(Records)
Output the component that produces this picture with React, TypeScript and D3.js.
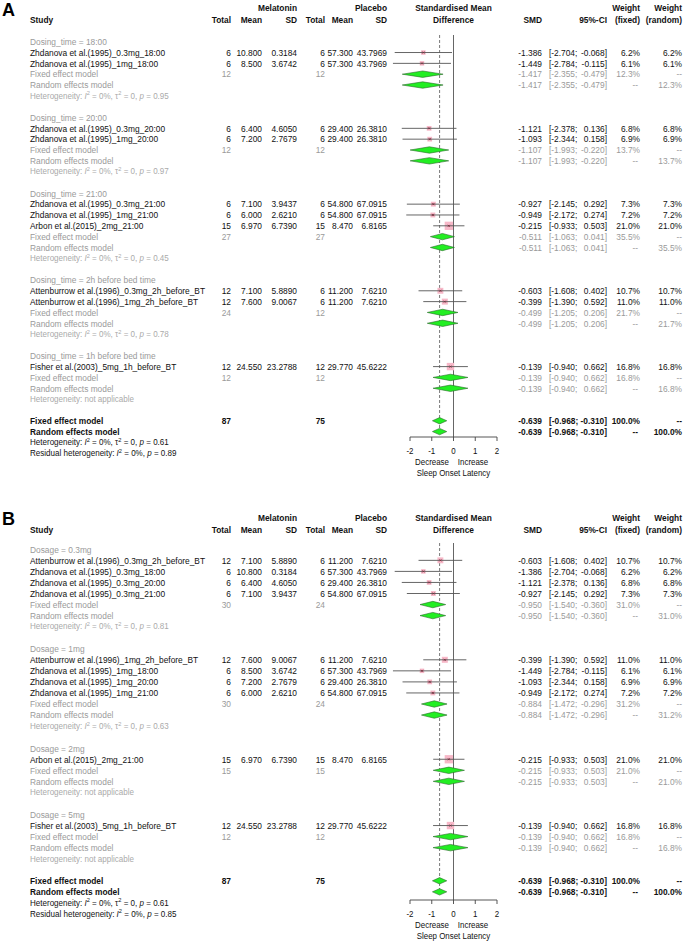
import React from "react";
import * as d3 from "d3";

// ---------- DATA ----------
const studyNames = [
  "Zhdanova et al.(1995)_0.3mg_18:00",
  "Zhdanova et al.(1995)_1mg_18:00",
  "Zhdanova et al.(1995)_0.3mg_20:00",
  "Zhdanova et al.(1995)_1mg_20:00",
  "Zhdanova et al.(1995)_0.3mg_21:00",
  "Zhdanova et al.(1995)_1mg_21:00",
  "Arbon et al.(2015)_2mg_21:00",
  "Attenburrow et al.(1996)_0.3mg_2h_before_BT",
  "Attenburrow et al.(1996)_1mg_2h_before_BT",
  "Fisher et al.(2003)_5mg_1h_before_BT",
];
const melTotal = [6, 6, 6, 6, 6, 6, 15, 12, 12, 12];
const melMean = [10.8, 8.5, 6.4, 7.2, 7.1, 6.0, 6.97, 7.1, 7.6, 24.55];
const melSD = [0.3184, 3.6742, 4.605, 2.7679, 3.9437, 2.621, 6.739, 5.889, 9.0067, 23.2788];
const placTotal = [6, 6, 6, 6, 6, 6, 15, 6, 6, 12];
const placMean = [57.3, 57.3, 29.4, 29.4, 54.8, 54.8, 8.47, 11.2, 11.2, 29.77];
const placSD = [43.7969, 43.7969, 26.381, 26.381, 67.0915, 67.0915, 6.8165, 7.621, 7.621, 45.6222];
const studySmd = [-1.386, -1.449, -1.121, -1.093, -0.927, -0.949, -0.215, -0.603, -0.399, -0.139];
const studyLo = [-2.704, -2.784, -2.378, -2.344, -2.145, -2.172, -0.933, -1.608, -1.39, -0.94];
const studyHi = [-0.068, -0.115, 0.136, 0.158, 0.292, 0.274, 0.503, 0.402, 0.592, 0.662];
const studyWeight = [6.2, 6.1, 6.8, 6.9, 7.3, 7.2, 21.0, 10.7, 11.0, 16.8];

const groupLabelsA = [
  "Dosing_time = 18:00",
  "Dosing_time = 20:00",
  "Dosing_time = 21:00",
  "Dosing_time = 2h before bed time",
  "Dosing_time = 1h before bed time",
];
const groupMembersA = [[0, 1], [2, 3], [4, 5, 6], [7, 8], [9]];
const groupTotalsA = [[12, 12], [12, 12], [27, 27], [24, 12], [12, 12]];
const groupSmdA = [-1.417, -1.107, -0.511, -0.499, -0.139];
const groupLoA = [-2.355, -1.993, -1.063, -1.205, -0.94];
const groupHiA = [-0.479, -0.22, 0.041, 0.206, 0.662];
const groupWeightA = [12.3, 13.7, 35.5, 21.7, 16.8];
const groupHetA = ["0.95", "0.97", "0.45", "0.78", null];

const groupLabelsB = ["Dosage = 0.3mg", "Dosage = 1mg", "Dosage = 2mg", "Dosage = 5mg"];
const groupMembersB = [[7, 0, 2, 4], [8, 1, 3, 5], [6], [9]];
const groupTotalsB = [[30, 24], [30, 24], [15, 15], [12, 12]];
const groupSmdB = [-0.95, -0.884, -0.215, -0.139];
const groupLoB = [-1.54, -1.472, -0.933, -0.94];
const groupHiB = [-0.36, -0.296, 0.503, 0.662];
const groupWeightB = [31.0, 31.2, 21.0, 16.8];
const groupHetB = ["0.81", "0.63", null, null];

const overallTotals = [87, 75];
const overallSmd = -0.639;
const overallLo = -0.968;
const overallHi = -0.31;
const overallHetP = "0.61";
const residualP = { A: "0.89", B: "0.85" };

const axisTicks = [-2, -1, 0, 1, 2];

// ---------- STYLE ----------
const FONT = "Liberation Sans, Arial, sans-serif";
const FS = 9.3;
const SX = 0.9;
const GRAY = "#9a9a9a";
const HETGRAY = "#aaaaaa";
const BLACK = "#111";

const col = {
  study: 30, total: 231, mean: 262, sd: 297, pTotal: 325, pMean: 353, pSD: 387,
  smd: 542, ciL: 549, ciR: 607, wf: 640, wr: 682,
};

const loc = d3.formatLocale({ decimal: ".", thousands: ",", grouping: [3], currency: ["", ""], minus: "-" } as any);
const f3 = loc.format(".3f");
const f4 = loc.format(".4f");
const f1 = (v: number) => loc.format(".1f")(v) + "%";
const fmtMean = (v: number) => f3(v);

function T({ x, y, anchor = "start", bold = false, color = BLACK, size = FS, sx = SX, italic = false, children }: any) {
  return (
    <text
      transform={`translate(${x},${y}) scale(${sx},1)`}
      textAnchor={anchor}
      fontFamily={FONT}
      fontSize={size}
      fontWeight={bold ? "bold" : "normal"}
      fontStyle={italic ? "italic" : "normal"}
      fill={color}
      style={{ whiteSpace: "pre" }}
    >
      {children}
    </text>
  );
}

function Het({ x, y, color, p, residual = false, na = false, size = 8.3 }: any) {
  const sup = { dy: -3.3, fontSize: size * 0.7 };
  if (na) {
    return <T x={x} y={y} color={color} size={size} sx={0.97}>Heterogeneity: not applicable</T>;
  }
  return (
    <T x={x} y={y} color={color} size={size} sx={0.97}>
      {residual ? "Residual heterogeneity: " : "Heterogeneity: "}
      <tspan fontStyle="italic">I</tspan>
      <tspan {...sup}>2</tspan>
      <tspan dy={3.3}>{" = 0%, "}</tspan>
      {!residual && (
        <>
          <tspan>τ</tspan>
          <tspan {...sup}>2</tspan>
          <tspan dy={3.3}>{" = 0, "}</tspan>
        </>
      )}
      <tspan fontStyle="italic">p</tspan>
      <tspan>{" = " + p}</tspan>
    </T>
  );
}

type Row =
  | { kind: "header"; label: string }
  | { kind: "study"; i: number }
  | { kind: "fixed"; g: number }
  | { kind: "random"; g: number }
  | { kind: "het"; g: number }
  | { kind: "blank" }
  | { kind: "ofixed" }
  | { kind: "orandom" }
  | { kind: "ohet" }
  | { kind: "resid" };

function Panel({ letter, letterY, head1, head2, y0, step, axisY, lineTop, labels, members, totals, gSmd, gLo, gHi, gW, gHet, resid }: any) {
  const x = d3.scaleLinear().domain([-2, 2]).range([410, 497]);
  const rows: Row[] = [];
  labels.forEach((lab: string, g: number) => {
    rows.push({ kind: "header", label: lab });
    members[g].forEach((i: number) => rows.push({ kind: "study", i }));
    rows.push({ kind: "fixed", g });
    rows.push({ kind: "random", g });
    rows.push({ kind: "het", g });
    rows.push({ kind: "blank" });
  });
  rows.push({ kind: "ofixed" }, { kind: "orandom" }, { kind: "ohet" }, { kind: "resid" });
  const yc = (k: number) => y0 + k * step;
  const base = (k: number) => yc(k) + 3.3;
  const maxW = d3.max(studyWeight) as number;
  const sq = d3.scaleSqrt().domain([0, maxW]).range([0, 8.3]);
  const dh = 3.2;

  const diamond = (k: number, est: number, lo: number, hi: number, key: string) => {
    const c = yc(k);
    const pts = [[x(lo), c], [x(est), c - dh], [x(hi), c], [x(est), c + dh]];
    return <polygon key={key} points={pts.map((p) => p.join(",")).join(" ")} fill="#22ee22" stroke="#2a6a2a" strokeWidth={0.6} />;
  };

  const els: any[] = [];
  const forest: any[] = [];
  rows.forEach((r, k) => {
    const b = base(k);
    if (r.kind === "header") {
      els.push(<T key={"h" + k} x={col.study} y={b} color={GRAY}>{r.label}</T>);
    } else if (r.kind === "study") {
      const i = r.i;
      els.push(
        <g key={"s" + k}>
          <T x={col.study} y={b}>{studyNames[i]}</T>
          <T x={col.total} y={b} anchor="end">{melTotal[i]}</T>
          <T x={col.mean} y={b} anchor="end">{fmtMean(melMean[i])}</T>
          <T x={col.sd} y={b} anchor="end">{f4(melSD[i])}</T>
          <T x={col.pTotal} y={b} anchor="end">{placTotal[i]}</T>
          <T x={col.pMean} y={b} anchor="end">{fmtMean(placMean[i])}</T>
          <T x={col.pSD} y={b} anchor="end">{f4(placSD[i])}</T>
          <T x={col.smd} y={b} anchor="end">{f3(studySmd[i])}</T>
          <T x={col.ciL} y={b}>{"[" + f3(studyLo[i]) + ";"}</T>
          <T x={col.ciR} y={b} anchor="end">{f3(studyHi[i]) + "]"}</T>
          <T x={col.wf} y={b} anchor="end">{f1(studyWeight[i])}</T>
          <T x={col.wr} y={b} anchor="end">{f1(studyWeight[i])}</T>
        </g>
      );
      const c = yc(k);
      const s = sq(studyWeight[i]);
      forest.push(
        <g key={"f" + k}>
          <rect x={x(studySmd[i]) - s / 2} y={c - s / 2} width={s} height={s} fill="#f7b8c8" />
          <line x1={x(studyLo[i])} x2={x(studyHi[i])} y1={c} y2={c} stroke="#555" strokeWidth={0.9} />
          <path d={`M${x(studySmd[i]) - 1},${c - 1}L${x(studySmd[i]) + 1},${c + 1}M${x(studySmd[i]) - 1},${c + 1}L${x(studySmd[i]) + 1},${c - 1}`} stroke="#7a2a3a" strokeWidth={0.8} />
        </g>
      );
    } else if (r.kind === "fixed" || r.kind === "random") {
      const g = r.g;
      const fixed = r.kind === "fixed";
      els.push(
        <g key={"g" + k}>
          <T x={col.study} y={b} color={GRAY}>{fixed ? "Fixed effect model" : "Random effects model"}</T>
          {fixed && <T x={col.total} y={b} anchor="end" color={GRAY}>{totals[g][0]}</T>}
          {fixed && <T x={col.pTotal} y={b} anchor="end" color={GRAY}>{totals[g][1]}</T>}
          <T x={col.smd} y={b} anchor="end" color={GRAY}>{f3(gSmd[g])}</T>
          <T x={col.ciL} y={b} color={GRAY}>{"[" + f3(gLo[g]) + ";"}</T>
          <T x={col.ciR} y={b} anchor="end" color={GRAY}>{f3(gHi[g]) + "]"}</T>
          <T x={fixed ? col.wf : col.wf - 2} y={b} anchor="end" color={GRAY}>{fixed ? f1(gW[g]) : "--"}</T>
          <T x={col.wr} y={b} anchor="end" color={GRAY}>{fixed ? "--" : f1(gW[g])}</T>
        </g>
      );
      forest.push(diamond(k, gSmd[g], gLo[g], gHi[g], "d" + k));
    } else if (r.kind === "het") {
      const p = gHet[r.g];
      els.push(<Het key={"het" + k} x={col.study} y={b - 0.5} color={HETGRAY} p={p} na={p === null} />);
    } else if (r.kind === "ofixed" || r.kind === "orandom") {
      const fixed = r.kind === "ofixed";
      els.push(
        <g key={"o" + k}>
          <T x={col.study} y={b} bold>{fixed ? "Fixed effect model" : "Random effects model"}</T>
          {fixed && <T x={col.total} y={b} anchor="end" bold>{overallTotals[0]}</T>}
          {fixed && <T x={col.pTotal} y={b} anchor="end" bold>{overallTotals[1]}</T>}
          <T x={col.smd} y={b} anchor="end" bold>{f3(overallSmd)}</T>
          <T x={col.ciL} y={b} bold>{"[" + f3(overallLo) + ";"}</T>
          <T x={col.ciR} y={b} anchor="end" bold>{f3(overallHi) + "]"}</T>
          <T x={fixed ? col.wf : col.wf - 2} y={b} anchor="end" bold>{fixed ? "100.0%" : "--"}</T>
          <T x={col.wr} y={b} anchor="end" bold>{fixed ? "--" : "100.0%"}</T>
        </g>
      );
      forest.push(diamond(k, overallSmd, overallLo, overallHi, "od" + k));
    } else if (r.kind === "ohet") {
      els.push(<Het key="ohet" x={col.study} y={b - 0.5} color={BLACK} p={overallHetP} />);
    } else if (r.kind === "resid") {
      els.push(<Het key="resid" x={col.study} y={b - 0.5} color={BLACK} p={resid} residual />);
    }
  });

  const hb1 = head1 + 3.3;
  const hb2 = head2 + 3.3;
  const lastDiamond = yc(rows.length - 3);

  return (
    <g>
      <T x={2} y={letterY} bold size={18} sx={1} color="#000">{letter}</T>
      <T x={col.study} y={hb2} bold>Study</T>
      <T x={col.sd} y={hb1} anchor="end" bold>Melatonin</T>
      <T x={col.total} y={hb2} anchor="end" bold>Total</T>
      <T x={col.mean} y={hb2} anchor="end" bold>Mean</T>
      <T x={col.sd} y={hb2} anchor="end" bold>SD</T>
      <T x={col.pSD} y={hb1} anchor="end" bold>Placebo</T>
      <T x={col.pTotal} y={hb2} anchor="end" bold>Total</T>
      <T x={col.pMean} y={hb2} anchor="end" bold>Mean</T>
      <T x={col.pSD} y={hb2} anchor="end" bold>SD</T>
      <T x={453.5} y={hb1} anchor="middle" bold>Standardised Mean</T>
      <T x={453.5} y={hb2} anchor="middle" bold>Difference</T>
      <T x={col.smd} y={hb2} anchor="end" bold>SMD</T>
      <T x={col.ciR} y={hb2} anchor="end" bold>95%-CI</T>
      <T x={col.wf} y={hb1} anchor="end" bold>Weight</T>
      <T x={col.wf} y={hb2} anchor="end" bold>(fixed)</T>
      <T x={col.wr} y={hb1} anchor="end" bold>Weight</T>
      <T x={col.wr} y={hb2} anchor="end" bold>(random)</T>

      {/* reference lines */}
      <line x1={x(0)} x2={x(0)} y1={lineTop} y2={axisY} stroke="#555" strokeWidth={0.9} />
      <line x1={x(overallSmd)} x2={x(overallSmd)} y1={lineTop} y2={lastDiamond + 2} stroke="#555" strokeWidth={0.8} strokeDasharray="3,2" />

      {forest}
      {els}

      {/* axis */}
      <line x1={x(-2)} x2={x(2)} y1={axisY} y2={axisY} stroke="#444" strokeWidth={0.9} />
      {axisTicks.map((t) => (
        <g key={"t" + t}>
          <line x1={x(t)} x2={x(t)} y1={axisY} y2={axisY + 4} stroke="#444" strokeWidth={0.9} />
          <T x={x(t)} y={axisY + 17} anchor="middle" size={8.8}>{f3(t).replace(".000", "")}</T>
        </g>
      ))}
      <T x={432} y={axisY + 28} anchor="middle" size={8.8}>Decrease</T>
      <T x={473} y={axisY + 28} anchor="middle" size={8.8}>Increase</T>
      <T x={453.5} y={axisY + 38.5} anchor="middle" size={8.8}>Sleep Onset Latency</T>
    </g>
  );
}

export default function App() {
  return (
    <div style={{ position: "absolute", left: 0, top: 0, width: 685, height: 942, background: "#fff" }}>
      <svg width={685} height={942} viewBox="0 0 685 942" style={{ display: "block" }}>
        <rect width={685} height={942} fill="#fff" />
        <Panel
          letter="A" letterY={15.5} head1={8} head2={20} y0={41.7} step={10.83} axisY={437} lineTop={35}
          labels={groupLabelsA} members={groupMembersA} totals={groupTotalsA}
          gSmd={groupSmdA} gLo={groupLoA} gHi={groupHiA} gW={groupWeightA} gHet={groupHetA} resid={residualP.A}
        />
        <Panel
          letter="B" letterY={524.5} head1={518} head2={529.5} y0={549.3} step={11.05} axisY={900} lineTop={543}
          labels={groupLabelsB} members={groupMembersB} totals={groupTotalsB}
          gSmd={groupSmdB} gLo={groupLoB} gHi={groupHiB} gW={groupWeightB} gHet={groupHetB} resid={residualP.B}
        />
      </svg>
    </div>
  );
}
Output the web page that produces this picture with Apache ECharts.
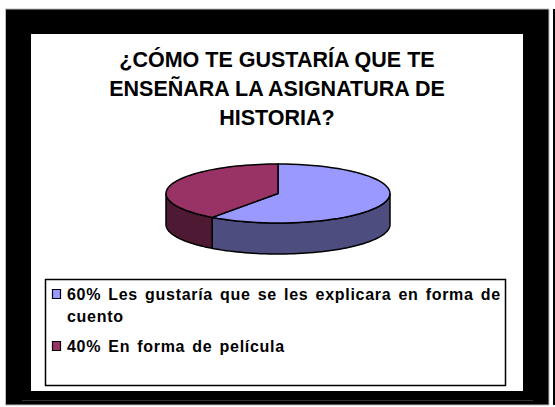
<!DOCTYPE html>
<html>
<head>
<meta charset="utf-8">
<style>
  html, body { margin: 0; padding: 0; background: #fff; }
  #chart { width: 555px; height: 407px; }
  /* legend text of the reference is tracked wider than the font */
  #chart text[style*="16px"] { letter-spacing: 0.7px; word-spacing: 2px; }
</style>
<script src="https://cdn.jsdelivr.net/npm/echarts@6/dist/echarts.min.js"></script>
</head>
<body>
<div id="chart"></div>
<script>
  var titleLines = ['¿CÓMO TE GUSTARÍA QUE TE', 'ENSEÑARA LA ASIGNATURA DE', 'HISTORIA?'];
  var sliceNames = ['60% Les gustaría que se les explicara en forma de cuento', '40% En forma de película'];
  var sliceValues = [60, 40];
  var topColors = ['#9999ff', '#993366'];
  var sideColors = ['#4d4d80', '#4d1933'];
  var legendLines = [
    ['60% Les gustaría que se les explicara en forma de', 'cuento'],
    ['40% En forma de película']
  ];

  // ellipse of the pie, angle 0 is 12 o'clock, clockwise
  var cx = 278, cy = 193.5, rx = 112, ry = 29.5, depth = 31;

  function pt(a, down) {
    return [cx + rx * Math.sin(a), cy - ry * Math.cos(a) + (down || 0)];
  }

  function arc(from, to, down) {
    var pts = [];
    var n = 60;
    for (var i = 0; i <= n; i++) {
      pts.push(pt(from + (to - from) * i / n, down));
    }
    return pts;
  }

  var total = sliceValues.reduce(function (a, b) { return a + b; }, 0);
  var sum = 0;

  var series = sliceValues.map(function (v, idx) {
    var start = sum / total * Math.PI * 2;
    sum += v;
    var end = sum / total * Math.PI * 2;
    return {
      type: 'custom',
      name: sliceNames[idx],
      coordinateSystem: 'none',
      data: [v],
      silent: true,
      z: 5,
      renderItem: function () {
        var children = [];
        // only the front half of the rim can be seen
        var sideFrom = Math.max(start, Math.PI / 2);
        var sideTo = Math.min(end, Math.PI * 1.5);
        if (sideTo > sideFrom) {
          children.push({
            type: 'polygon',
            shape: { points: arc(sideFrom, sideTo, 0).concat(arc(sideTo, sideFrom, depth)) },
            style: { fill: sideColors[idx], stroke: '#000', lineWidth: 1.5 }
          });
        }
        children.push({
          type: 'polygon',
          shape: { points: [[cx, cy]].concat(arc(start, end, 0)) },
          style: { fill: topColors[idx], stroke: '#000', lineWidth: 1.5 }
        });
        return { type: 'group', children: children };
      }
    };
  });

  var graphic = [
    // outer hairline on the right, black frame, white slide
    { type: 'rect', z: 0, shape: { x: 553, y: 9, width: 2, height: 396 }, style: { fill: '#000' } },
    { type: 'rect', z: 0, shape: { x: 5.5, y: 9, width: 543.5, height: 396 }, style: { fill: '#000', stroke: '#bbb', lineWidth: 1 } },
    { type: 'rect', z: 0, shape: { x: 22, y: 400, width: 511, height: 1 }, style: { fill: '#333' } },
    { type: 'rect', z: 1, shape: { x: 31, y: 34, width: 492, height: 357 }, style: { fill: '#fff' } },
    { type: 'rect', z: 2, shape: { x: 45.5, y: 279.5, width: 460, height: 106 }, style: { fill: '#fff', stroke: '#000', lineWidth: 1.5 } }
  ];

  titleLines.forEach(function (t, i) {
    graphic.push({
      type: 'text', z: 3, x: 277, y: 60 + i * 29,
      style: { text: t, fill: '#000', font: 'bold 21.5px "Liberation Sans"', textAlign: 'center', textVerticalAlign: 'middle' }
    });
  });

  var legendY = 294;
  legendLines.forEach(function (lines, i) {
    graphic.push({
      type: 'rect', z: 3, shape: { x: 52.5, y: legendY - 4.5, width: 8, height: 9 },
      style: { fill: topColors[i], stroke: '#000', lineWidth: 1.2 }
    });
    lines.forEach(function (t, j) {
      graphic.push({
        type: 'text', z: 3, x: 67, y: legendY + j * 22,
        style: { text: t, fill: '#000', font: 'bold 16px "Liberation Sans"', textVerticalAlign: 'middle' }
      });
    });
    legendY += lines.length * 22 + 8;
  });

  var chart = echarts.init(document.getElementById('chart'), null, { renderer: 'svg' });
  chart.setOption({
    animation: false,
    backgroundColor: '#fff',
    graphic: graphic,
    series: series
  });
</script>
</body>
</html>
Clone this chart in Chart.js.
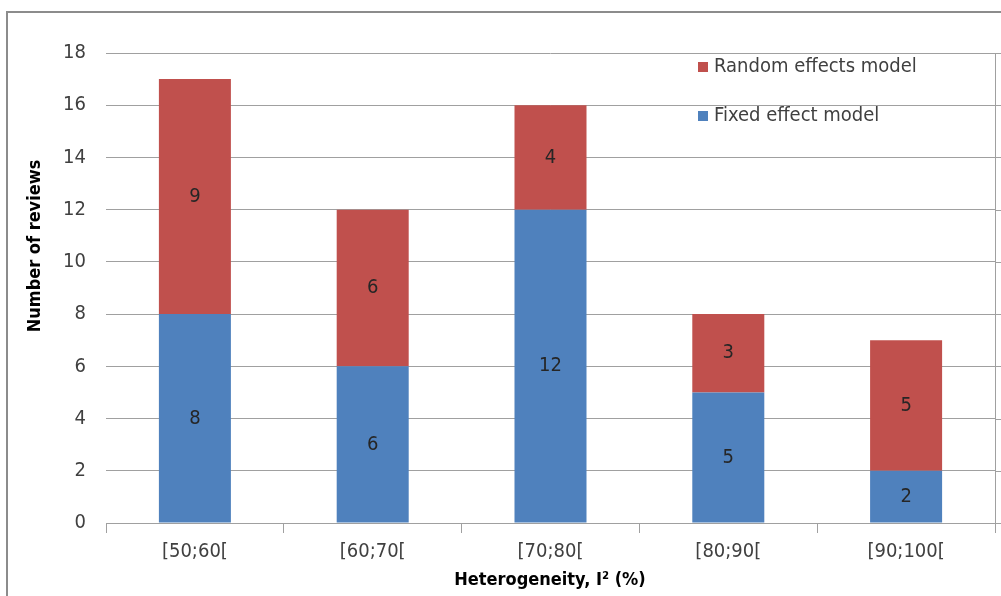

**WHAT TO WORK ON**
Restate word for word only the lines from where the entries begin through the one with "10.7, 11.0, 16.8];"; omit the pictures.

**EXERCISE OUTPUT**
Output the component that produces this picture with React, TypeScript and D3.js.
import React from "react";
import * as d3 from "d3";

// ---------- DATA ----------
const studyNames = [
  "Zhdanova et al.(1995)_0.3mg_18:00",
  "Zhdanova et al.(1995)_1mg_18:00",
  "Zhdanova et al.(1995)_0.3mg_20:00",
  "Zhdanova et al.(1995)_1mg_20:00",
  "Zhdanova et al.(1995)_0.3mg_21:00",
  "Zhdanova et al.(1995)_1mg_21:00",
  "Arbon et al.(2015)_2mg_21:00",
  "Attenburrow et al.(1996)_0.3mg_2h_before_BT",
  "Attenburrow et al.(1996)_1mg_2h_before_BT",
  "Fisher et al.(2003)_5mg_1h_before_BT",
];
const melTotal = [6, 6, 6, 6, 6, 6, 15, 12, 12, 12];
const melMean = [10.8, 8.5, 6.4, 7.2, 7.1, 6.0, 6.97, 7.1, 7.6, 24.55];
const melSD = [0.3184, 3.6742, 4.605, 2.7679, 3.9437, 2.621, 6.739, 5.889, 9.0067, 23.2788];
const placTotal = [6, 6, 6, 6, 6, 6, 15, 6, 6, 12];
const placMean = [57.3, 57.3, 29.4, 29.4, 54.8, 54.8, 8.47, 11.2, 11.2, 29.77];
const placSD = [43.7969, 43.7969, 26.381, 26.381, 67.0915, 67.0915, 6.8165, 7.621, 7.621, 45.6222];
const studySmd = [-1.386, -1.449, -1.121, -1.093, -0.927, -0.949, -0.215, -0.603, -0.399, -0.139];
const studyLo = [-2.704, -2.784, -2.378, -2.344, -2.145, -2.172, -0.933, -1.608, -1.39, -0.94];
const studyHi = [-0.068, -0.115, 0.136, 0.158, 0.292, 0.274, 0.503, 0.402, 0.592, 0.662];
const studyWeight = [6.2, 6.1, 6.8, 6.9, 7.3, 7.2, 21.0, 10.7, 11.0, 16.8];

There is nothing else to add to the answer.